## WRITTEN PROBLEM
Below are some records. Output the lines from the first one through the line that holds "plt.rcParams['mathtext.it'] = 'Liberation", exactly as written, with no pictures.

[Records excerpted from a collection]
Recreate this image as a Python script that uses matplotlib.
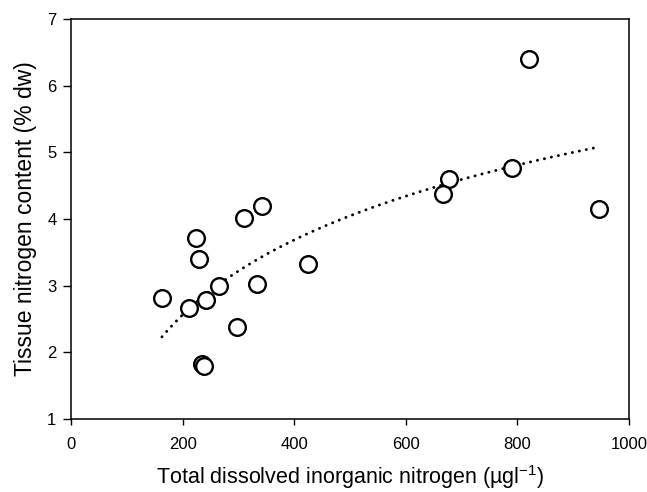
import numpy as np
import matplotlib
matplotlib.use("Agg")
import matplotlib.pyplot as plt

plt.rcParams['font.family'] = ['Liberation Sans', 'DejaVu Sans']
plt.rcParams['mathtext.fontset'] = 'custom'
plt.rcParams['mathtext.rm'] = 'Liberation Sans'
plt.rcParams['mathtext.it'] = 'Liberation Sans:italic'

# Data
din = [163, 211, 224, 229, 242, 266, 234, 239, 297, 334, 425, 310, 343, 820, 678, 666, 791, 947]
tissue_n = [2.81, 2.67, 3.72, 3.40, 2.78, 3.00, 1.82, 1.79, 2.38, 3.03, 3.33, 4.02, 4.19, 6.40, 4.60, 4.37, 4.77, 4.15]

# Logarithmic trend line (y = a*ln(x) + b), coefficients
trend_a = 1.62
trend_b = -6.02
trend_x_range = [163, 948]

x_ticks = [0, 200, 400, 600, 800, 1000]
y_ticks = [1, 2, 3, 4, 5, 6, 7]

fig = plt.figure(figsize=(6.47, 4.92), dpi=100)
ax = fig.add_axes([71/647, 1-419/492, (629-71)/647, (419-19)/492])

xt = np.linspace(trend_x_range[0], trend_x_range[1], 300)
ax.plot(xt, trend_a*np.log(xt) + trend_b, color='black', lw=2.1,
        linestyle=(0, (0.05, 2.4)), dash_capstyle='round')

ax.plot(din, tissue_n, linestyle='none', marker='o', markersize=12,
        markerfacecolor='white', markeredgecolor='black', markeredgewidth=1.7)

ax.set_xlim(0, 1000)
ax.set_ylim(1, 7)
ax.set_xticks(x_ticks)
ax.set_yticks(y_ticks)
ax.tick_params(direction='out', width=1, labelsize=12)
ax.tick_params(axis='x', length=4, pad=9)
ax.tick_params(axis='y', length=5.5, pad=5)
for s in ax.spines.values():
    s.set_linewidth(1.1)

ax.set_xlabel('Total dissolved inorganic nitrogen (µgl$^{-1}$)', fontsize=15.5, labelpad=8)
ax.set_ylabel('Tissue nitrogen content (% dw)', fontsize=16.5, labelpad=7)

fig.savefig('out.png', dpi=100)
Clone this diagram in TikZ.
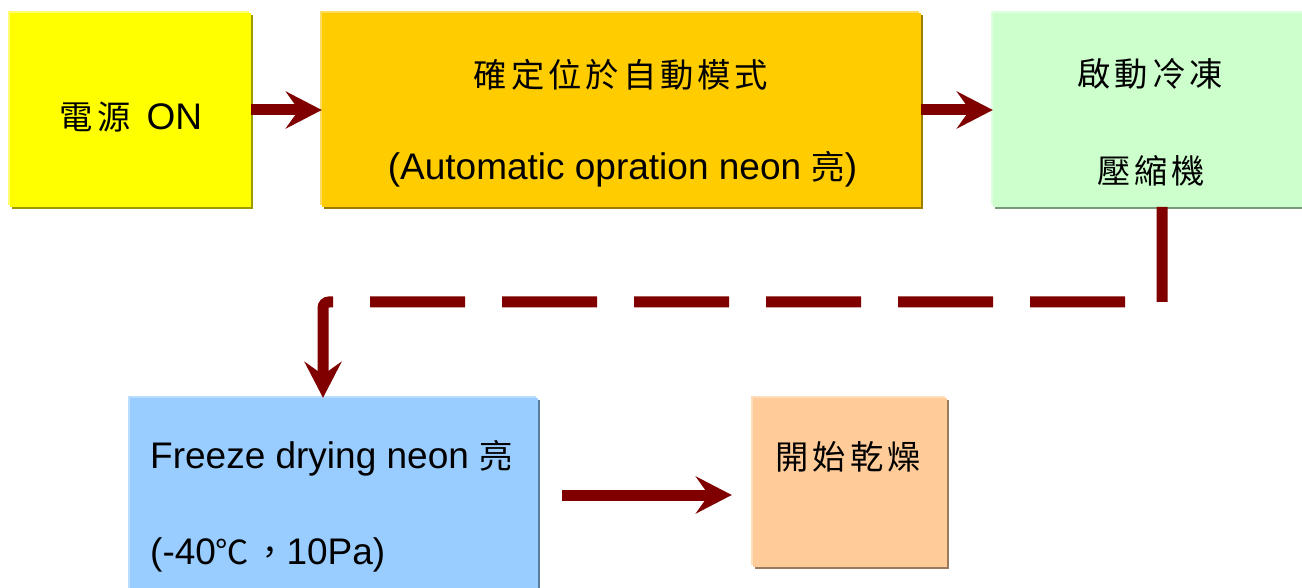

## COMPLETE ANSWER
Recreate this image as a Python script that uses matplotlib.
import numpy as np
import matplotlib
matplotlib.use("Agg")
import matplotlib.pyplot as plt

plt.rcParams['font.family'] = ['Liberation Sans', 'DejaVu Sans']
plt.rcParams['mathtext.fontset'] = 'custom'
plt.rcParams['mathtext.rm'] = 'Liberation Sans'
plt.rcParams['mathtext.it'] = 'Liberation Sans:italic'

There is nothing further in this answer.